M. Patrick Lussi (UDC). Merci, Monsieur le président. Mesdames et Messieurs les députés, chers collègues, il ne sert à rien d'épiloguer plus longtemps sur ce PL 11302 «Pour une véritable haute surveillance de la Cour des comptes». On a vu que, tel qu'il est présenté, ça ne joue pas. De plus, comme l'a souligné l'un de mes préopinants, le PL 11286 qui vise à établir une haute surveillance sur la Cour des comptes a été accepté en commission et sera bientôt soumis à notre plénum. C'est la raison pour laquelle il est inutile de babiller davantage. Le groupe UDC refusera l'entrée en matière et vous enjoint de faire de même. Merci.
Une voix. Très bien.
Le président. Je vous remercie. (Brouhaha.) Mesdames et Messieurs, il s'est à peine écoulé une heure depuis le début de la session. Je répète que vous devez absolument tenir vos réunions à l'extérieur de cette salle qui est très petite. Monsieur Pierre Conne, vous avez la parole.

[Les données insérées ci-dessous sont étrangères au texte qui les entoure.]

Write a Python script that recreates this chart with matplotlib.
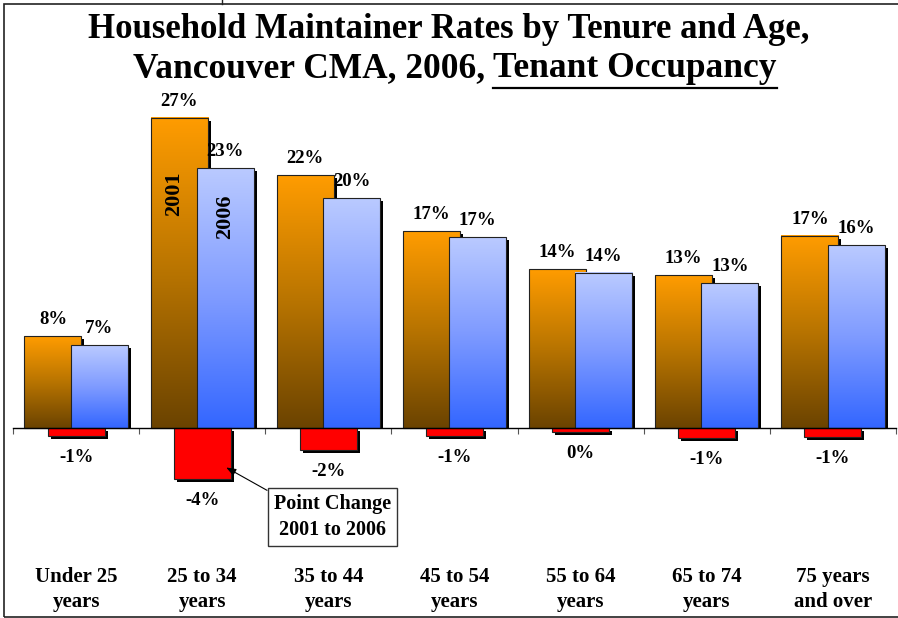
import numpy as np
import matplotlib
matplotlib.use("Agg")
import matplotlib.pyplot as plt
from matplotlib.colors import LinearSegmentedColormap
from matplotlib.patches import Rectangle
from matplotlib.lines import Line2D
from matplotlib.transforms import ScaledTranslation, blended_transform_factory

plt.rcParams['font.family'] = ['Liberation Serif', 'DejaVu Serif']
plt.rcParams['font.weight'] = 'bold'

# data (percent)
age_groups = ["Under 25\nyears", "25 to 34\nyears", "35 to 44\nyears", "45 to 54\nyears",
              "55 to 64\nyears", "65 to 74\nyears", "75 years\nand over"]
rate_2001 = [8.0, 27.0, 22.0, 17.1, 13.8, 13.3, 16.7]
rate_2006 = [7.2, 22.6, 20.0, 16.6, 13.5, 12.6, 15.9]
point_change = [-0.7, -4.4, -1.9, -0.7, -0.35, -0.9, -0.8]

W, H = 898, 618
fig = plt.figure(figsize=(W / 100, H / 100), dpi=100)
ax = fig.add_axes([13 / W, 1 - 560 / H, 883 / W, 460 / H])

x = np.arange(len(age_groups))
bw = 0.452
off = 0.183

orange_cmap = LinearSegmentedColormap.from_list("orng", ["#6B4300", "#B87400", "#FF9C00"])
blue_cmap = LinearSegmentedColormap.from_list("blu", ["#3366FF", "#7F9BFF", "#BACAFF"])
grad = np.linspace(0, 1, 256).reshape(-1, 1)

shadow_tr = ax.transData + ScaledTranslation(3 / 100, -3 / 100, fig.dpi_scale_trans)
clip_up = Rectangle((-0.5, 0), 7, 40, transform=ax.transData)


def gradient_bars(xpos, vals, cmap, z):
    sh = ax.bar(xpos, vals, bw, color="black", transform=shadow_tr, zorder=z)
    for p in sh:
        p.set_clip_path(clip_up)
    bars = ax.bar(xpos, vals, bw, facecolor="none", edgecolor="#222222", lw=0.8, zorder=z + 0.2)
    for p in bars:
        x0, y0, w, h = p.get_x(), p.get_y(), p.get_width(), p.get_height()
        ax.imshow(grad, extent=[x0, x0 + w, y0, y0 + h], origin="lower", aspect="auto",
                  cmap=cmap, zorder=z + 0.1)


gradient_bars(x - off, rate_2001, orange_cmap, 2)
gradient_bars(x + off, rate_2006, blue_cmap, 3)

# point change bars
ax.bar(x, point_change, bw, color="black", transform=shadow_tr, zorder=4)
ax.bar(x, point_change, bw, color="#FF0000", edgecolor="#222222", lw=0.8, zorder=4.2)

for xi, v in zip(x - off, rate_2001):
    ax.annotate(f"{round(v)}%", (xi, v), xytext=(0, 8.6), textcoords="offset points",
                ha="center", va="baseline", fontsize=13.5, fontweight="bold", zorder=20)
for xi, v in zip(x + off, rate_2006):
    ax.annotate(f"{round(v)}%", (xi, v), xytext=(0, 8.6), textcoords="offset points",
                ha="center", va="baseline", fontsize=13.5, fontweight="bold", zorder=20)
for xi, v in zip(x, point_change):
    ax.annotate(f"{round(v)}%", (xi, v), xytext=(0, -18.7), textcoords="offset points",
                ha="center", va="baseline", fontsize=13.5, fontweight="bold", zorder=20)

ax.text(x[1] - off - 0.04, 20.4, "2001", rotation=90, ha="center", va="center",
        fontsize=16, fontweight="bold", zorder=20)
ax.text(x[1] + off, 18.4, "2006", rotation=90, ha="center", va="center",
        fontsize=16, fontweight="bold", zorder=20)

ax.annotate("Point Change\n2001 to 2006", xy=(x[1] + 0.19, point_change[1] * 0.78),
            xytext=(2.03, -7.74), ha="center", va="center", fontsize=14.5, fontweight="bold",
            linespacing=1.4, zorder=20,
            bbox=dict(boxstyle="square,pad=0.3", fc="white", ec="#333333", lw=1),
            arrowprops=dict(arrowstyle="-|>,head_length=0.4,head_width=0.15", color="black",
                            lw=0.8, relpos=(0, 1), shrinkA=0, shrinkB=0))

# category labels, two lines each
lab_tr = blended_transform_factory(ax.transData, fig.transFigure)
for xi, lab in zip(x, age_groups):
    l1, l2 = lab.split("\n")
    ax.text(xi, 1 - 582 / H, l1, transform=lab_tr, ha="center", va="baseline",
            fontsize=15, fontweight="bold")
    ax.text(xi, 1 - 607 / H, l2, transform=lab_tr, ha="center", va="baseline",
            fontsize=15, fontweight="bold")

for s in ["top", "left", "right"]:
    ax.spines[s].set_visible(False)
ax.spines["bottom"].set_position(("data", 0))
ax.spines["bottom"].set_linewidth(1)
ax.spines["bottom"].set_zorder(10)
ax.set_xticks(np.arange(-0.5, len(x), 1))
ax.tick_params(axis="x", direction="out", length=4.3, width=0.8, color="#555555", labelbottom=False)
ax.set_yticks([])
ax.patch.set_visible(False)
ax.set_xlim(-0.5, len(x) - 0.5)
ax.set_ylim(-132 / 11.5, 328 / 11.5)

# title
fig.text(449 / W, 1 - 38 / H, "Household Maintainer Rates by Tenure and Age,",
         ha="center", va="baseline", fontsize=25, fontweight="bold")
t1 = fig.text(0, 1 - 77 / H, "Vancouver CMA, 2006,", ha="left", va="baseline",
              fontsize=25.5, fontweight="bold")
t2 = fig.text(0, 1 - 77 / H, "Tenant Occupancy", ha="left", va="baseline",
              fontsize=25.5, fontweight="bold")
fig.canvas.draw()
r = fig.canvas.get_renderer()
w1 = t1.get_window_extent(r).width
w2 = t2.get_window_extent(r).width
gap = 8
start = 455 - (w1 + gap + w2) / 2
t1.set_x(start / W)
t2.set_x((start + w1 + gap) / W)
ux0 = start + w1 + gap
fig.add_artist(Line2D([ux0 / W, (ux0 + w2) / W], [1 - 88 / H, 1 - 88 / H],
                      transform=fig.transFigure, color="black", lw=1.6))

# frame
fig.add_artist(Rectangle((4 / W, 1 / H), 1.0, 613 / H, transform=fig.transFigure,
                         fill=False, ec="#222222", lw=1.2))
fig.add_artist(Line2D([222 / W, 222 / W], [1 - 4 / H, 1], transform=fig.transFigure,
                      color="#222222", lw=1))

fig.savefig("out.png", dpi=100)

M. Pierre Conne (PLR). Merci, Monsieur le président. Chers collègues, le groupe PLR vous invite à rejeter ce projet de loi pour les raisons suivantes. Tout d'abord, il a été lancé en réaction à un incident, c'est-à-dire que la Cour des comptes avait pris l'initiative de conclure un bail à loyer. Or cette anomalie a été corrigée: le Bureau a demandé un avis de droit qui a conclu que seul l'Etat est compétent pour signer un bail, et la Cour des comptes s'y est instantanément conformée. Il s'agit d'un non-événement qui a été réglé sur le moment, et le Grand Conseil a parfaitement fonctionné en exerçant son devoir de haute surveillance sur cette autorité indépendante qu'est la Cour des comptes.
Un autre argument qui plaide en faveur du refus de cet objet, c'est que si on souhaite réellement remplir une fonction de haute surveillance, celle-ci ne doit pas se réduire à la seule révocation de magistrats, mais également viser un accompagnement. Je rappelle que cette mission ne s'exerce pas sur le contenu des audits de la Cour des comptes, laquelle est parfaitement indépendante et libre de décider comment elle procède, mais uniquement sur de potentielles anomalies de gestion d'ordre administratif et financier.
Enfin, cela a été indiqué plus tôt, le Bureau du Grand Conseil a suivi les recommandations de la commission d'enquête parlementaire et proposé le projet de loi 11286 dont l'examen est maintenant terminé: le rapport a été rendu, il figure à l'ordre du jour de notre parlement. Vous verrez à l'occasion de son traitement que ce texte définit de manière précise et complète la manière dont ce parlement doit exercer son devoir de haute surveillance sur la Cour des comptes. Forts de ce raisonnement, Mesdames et Messieurs, nous vous recommandons de refuser l'entrée en matière sur ce projet de loi. Merci.
Le président. Je vous remercie, Monsieur le député. Nous procédons au vote d'entrée en matière.
Mis aux voix, le projet de loi 11302 est rejeté en premier débat par 78 non contre 10 oui.